What's new
What's new

Machining 17-4 SS, H1150 vs. H900 vs. "A"

Jeff D.

Aluminum
Joined
Jul 11, 2007
Location
Spanish Fort, AL
I am looking to make a couple of small home use parts on my SB10L lathe, and am considering using 17-4 stainless steel. The parts are 5/16" to 3/8" OD, and involve some tapered ID turning, and both internal and external threading.

Any of the 17-4 options would be quite a bit higher yield than the 316 that I used before, so strength is not my prime consideration when shopping for the right heat treatment. But any practical advice on the differences in machining H1150, H900, or Annealed 17-4 would be very much appreciated.

Thanks,

Jeff
 
The selling literature makes a flat statement:

Do Not Use In The Annealed Condition

H1100(or H1150) machines nicely and you can actually buy it

H900 is hard - like 44 Rockwell C, and I have never heard of it being for sale, but only getting to that condition by heat treat. I don't think I would try to machine H900 on a 10L.

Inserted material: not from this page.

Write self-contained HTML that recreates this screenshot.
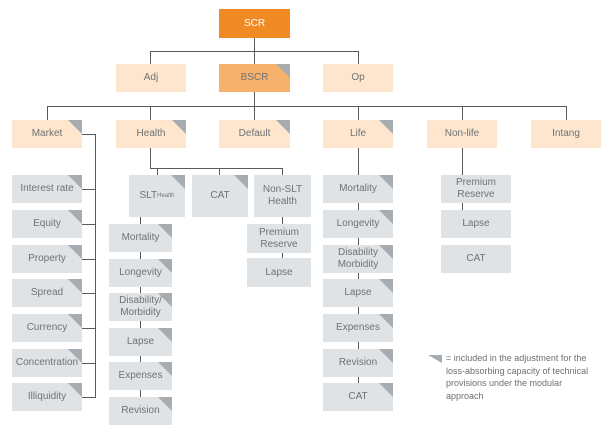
<!DOCTYPE html><html><head><style>
body{margin:0;width:607px;height:430px;background:#fff;position:relative;font-family:"Liberation Sans",sans-serif;overflow:hidden}
.b{position:absolute;display:flex;align-items:center;justify-content:center;text-align:center;font-size:10px;color:#707274;line-height:12px;overflow:hidden}
.o{background:#fde6cd}.g{background:#dfe3e6}
.t::after{content:"";position:absolute;right:0;top:0;border-style:solid;border-width:0 14px 14px 0;border-color:transparent #a7acb0 transparent transparent}
.l{position:absolute;background:#5a5a5a}
</style></head><body>
<div class="l" style="left:254px;top:38px;width:1px;height:26px"></div>
<div class="l" style="left:150px;top:51px;width:208px;height:1px"></div>
<div class="l" style="left:150px;top:51px;width:1px;height:13px"></div>
<div class="l" style="left:358px;top:51px;width:1px;height:13px"></div>
<div class="l" style="left:254px;top:92px;width:1px;height:28px"></div>
<div class="l" style="left:47px;top:106px;width:520px;height:1px"></div>
<div class="l" style="left:47px;top:106px;width:1px;height:14px"></div>
<div class="l" style="left:150px;top:106px;width:1px;height:14px"></div>
<div class="l" style="left:358px;top:106px;width:1px;height:14px"></div>
<div class="l" style="left:462px;top:106px;width:1px;height:14px"></div>
<div class="l" style="left:566px;top:106px;width:1px;height:14px"></div>
<div class="l" style="left:82px;top:134px;width:14px;height:1px"></div>
<div class="l" style="left:95px;top:134px;width:1px;height:264px"></div>
<div class="l" style="left:82px;top:189px;width:14px;height:1px"></div>
<div class="l" style="left:82px;top:224px;width:14px;height:1px"></div>
<div class="l" style="left:82px;top:259px;width:14px;height:1px"></div>
<div class="l" style="left:82px;top:293px;width:14px;height:1px"></div>
<div class="l" style="left:82px;top:328px;width:14px;height:1px"></div>
<div class="l" style="left:82px;top:363px;width:14px;height:1px"></div>
<div class="l" style="left:82px;top:397px;width:14px;height:1px"></div>
<div class="l" style="left:150px;top:148px;width:1px;height:20px"></div>
<div class="l" style="left:150px;top:168px;width:133px;height:1px"></div>
<div class="l" style="left:157px;top:168px;width:1px;height:7px"></div>
<div class="l" style="left:219px;top:168px;width:1px;height:7px"></div>
<div class="l" style="left:282px;top:168px;width:1px;height:7px"></div>
<div class="l" style="left:140px;top:217px;width:1px;height:190px"></div>
<div class="l" style="left:282px;top:217px;width:1px;height:50px"></div>
<div class="l" style="left:358px;top:148px;width:1px;height:245px"></div>
<div class="l" style="left:462px;top:148px;width:1px;height:90px"></div>

<div class="b" style="left:219px;top:9px;width:71px;height:29px;background:#f08a24;color:#fff">SCR</div>
<div class="b o" style="left:116px;top:64px;width:70px;height:28px">Adj</div>
<div class="b t" style="left:219px;top:64px;width:71px;height:28px;background:#f6b26c">BSCR</div>
<div class="b o" style="left:323px;top:64px;width:70px;height:28px">Op</div>

<div class="b o t" style="left:12px;top:120px;width:70px;height:28px">Market</div>
<div class="b o t" style="left:116px;top:120px;width:70px;height:28px">Health</div>
<div class="b o t" style="left:219px;top:120px;width:71px;height:28px">Default</div>
<div class="b o t" style="left:323px;top:120px;width:70px;height:28px">Life</div>
<div class="b o" style="left:427px;top:120px;width:70px;height:28px">Non-life</div>
<div class="b o" style="left:531px;top:120px;width:70px;height:28px">Intang</div>

<div class="b g t" style="left:12px;top:175px;width:70px;height:28px">Interest rate</div>
<div class="b g t" style="left:12px;top:210px;width:70px;height:28px">Equity</div>
<div class="b g t" style="left:12px;top:245px;width:70px;height:28px">Property</div>
<div class="b g t" style="left:12px;top:279px;width:70px;height:28px">Spread</div>
<div class="b g t" style="left:12px;top:314px;width:70px;height:28px">Currency</div>
<div class="b g t" style="left:12px;top:349px;width:70px;height:28px">Concentration</div>
<div class="b g t" style="left:12px;top:383px;width:70px;height:28px">Illiquidity</div>

<div class="b g t" style="left:129px;top:175px;width:56px;height:42px">SLT<sub style="font-size:6px;vertical-align:-3px">Health</sub></div>
<div class="b g t" style="left:192px;top:175px;width:56px;height:42px">CAT</div>
<div class="b g" style="left:254px;top:175px;width:57px;height:42px">Non-SLT<br>Health</div>
<div class="b g" style="left:247px;top:224px;width:64px;height:29px">Premium<br>Reserve</div>
<div class="b g" style="left:247px;top:258px;width:64px;height:29px">Lapse</div>

<div class="b g t" style="left:109px;top:224px;width:63px;height:28px">Mortality</div>
<div class="b g t" style="left:109px;top:259px;width:63px;height:28px">Longevity</div>
<div class="b g t" style="left:109px;top:293px;width:63px;height:28px">Disability/<br>Morbidity</div>
<div class="b g t" style="left:109px;top:328px;width:63px;height:28px">Lapse</div>
<div class="b g t" style="left:109px;top:362px;width:63px;height:28px">Expenses</div>
<div class="b g t" style="left:109px;top:397px;width:63px;height:28px">Revision</div>

<div class="b g t" style="left:323px;top:175px;width:70px;height:28px">Mortality</div>
<div class="b g t" style="left:323px;top:210px;width:70px;height:28px">Longevity</div>
<div class="b g t" style="left:323px;top:245px;width:70px;height:28px">Disability<br>Morbidity</div>
<div class="b g t" style="left:323px;top:279px;width:70px;height:28px">Lapse</div>
<div class="b g t" style="left:323px;top:314px;width:70px;height:28px">Expenses</div>
<div class="b g t" style="left:323px;top:349px;width:70px;height:28px">Revision</div>
<div class="b g t" style="left:323px;top:383px;width:70px;height:28px">CAT</div>

<div class="b g" style="left:441px;top:175px;width:70px;height:28px">Premium<br>Reserve</div>
<div class="b g" style="left:441px;top:210px;width:70px;height:28px">Lapse</div>
<div class="b g" style="left:441px;top:245px;width:70px;height:28px">CAT</div>

<div style="position:absolute;left:428px;top:355px;border-style:solid;border-width:0 14px 8px 0;border-color:transparent #a7acb0 transparent transparent"></div>
<div style="position:absolute;left:446px;top:352px;width:156px;font-size:9px;line-height:12.5px;color:#6d6f71">= included in the adjustment for the loss-absorbing capacity of technical provisions under the modular<br>approach</div>
</body></html>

Ordinarily with 17-4, you make something from A and then send it off to get it to H900, or whatever other hardness you need and can't readily buy like that.

John Oder
 
McMaster has it available in all three conditions (H900, H1150, and annealed). I didn't see a caution on their site against using it in the annealed condition, though I did later see that warning elsewhere. Why?
 
Definitely an H1150, cuts much much easier than annealed(solution treated), not as gummy and a higher machinability rating. Even though an H900 is up in the mid 40's C scale, its pretty darn easy to machine also.

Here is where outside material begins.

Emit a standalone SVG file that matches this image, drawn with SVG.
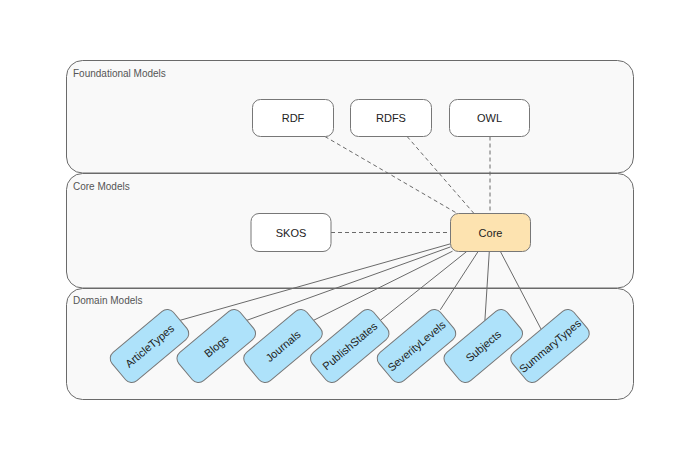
<svg xmlns="http://www.w3.org/2000/svg" width="700" height="460" viewBox="0 0 700 460">
<style>
.lane{fill:#f9f9f9;stroke:#6a6a6a;stroke-width:1}
.lt{font-family:"Liberation Sans",Arial,sans-serif;font-size:10px;fill:#555}
.n{stroke:#777;stroke-width:1}
.w{fill:#ffffff}
.core{fill:#fde3b0}
.d{fill:#aee2fa}
.t{font-family:"Liberation Sans",Arial,sans-serif;font-size:11px;fill:#222;text-anchor:middle}
.dash{stroke:#6a6a6a;stroke-width:1;stroke-dasharray:4,3;fill:none}
.sol{stroke:#6a6a6a;stroke-width:1;fill:none}
</style>
<rect width="700" height="460" fill="#ffffff"/>
<g id="lane-foundational">
<rect class="lane" x="66.5" y="60.5" width="567" height="112.5" rx="16"/>
<text class="lt" x="73" y="77">Foundational Models</text>
</g>
<g id="lane-core">
<rect class="lane" x="66.5" y="173.5" width="567" height="114.5" rx="16"/>
<text class="lt" x="73" y="190">Core Models</text>
</g>
<g id="lane-domain">
<rect class="lane" x="66.5" y="288.5" width="567" height="111" rx="16"/>
<text class="lt" x="73" y="304">Domain Models</text>
</g>
<g id="connectors">
<line class="dash" x1="324.9" y1="136.5" x2="457.9" y2="213.8"/>
<line class="dash" x1="407.1" y1="136.5" x2="474" y2="213.5"/>
<line class="dash" x1="490" y1="136.5" x2="490" y2="213.5"/>
<line class="dash" x1="331" y1="232.5" x2="450.5" y2="232.5"/>
<line class="sol" x1="450.5" y1="243.8" x2="180.1" y2="320.3"/>
<line class="sol" x1="450.5" y1="246.9" x2="246.9" y2="320.3"/>
<line class="sol" x1="452.5" y1="251.2" x2="313.6" y2="320.3"/>
<line class="sol" x1="466.7" y1="251.5" x2="380.4" y2="320.3"/>
<line class="sol" x1="478.1" y1="251.5" x2="440.3" y2="309.8"/>
<line class="sol" x1="489.3" y1="251.5" x2="484.9" y2="320.5"/>
<line class="sol" x1="500.4" y1="251.5" x2="541" y2="329"/>
</g>
<g id="RDF">
<rect class="n w" x="252.5" y="99.5" width="81" height="37" rx="8"/>
<text class="t" x="293" y="122">RDF</text>
</g>
<g id="RDFS">
<rect class="n w" x="350.5" y="99.5" width="81" height="37" rx="8"/>
<text class="t" x="391" y="122">RDFS</text>
</g>
<g id="OWL">
<rect class="n w" x="449.5" y="99.5" width="80" height="37" rx="8"/>
<text class="t" x="489.5" y="122">OWL</text>
</g>
<g id="SKOS">
<rect class="n w" x="251" y="213.5" width="80" height="38" rx="8"/>
<text class="t" x="291" y="236.5">SKOS</text>
</g>
<g id="Core">
<rect class="n core" x="450.5" y="213.5" width="80" height="38" rx="8"/>
<text class="t" x="490.5" y="236.5">Core</text>
</g>
<g id="ArticleTypes" transform="translate(149.5,346) rotate(-40)">
<rect class="n d" x="-40" y="-18.5" width="80" height="37" rx="8"/>
<text class="t" x="0" y="4">ArticleTypes</text>
</g>
<g id="Blogs" transform="translate(216.25,346) rotate(-40)">
<rect class="n d" x="-40" y="-18.5" width="80" height="37" rx="8"/>
<text class="t" x="0" y="4">Blogs</text>
</g>
<g id="Journals" transform="translate(283,346) rotate(-40)">
<rect class="n d" x="-40" y="-18.5" width="80" height="37" rx="8"/>
<text class="t" x="0" y="4">Journals</text>
</g>
<g id="PublishStates" transform="translate(349.75,346) rotate(-40)">
<rect class="n d" x="-40" y="-18.5" width="80" height="37" rx="8"/>
<text class="t" x="0" y="4">PublishStates</text>
</g>
<g id="SeverityLevels" transform="translate(416.5,346) rotate(-40)">
<rect class="n d" x="-40" y="-18.5" width="80" height="37" rx="8"/>
<text class="t" x="0" y="4">SeverityLevels</text>
</g>
<g id="Subjects" transform="translate(483.25,346) rotate(-40)">
<rect class="n d" x="-40" y="-18.5" width="80" height="37" rx="8"/>
<text class="t" x="0" y="4">Subjects</text>
</g>
<g id="SummaryTypes" transform="translate(550,346) rotate(-40)">
<rect class="n d" x="-40" y="-18.5" width="80" height="37" rx="8"/>
<text class="t" x="0" y="4">SummaryTypes</text>
</g>
</svg>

On the never use in the annealed condition, I hadn't heard that until recently either. In fact we do a lot of 17-4 castings and do the assemblies also. Annealed condition, no heat treat. Ground support equipment, not critical, I'm just saying... I prefer it heat treated myself.

By far and away my favorite stainless, well maybe its a tie with 303, but 17-4 is so much more functional.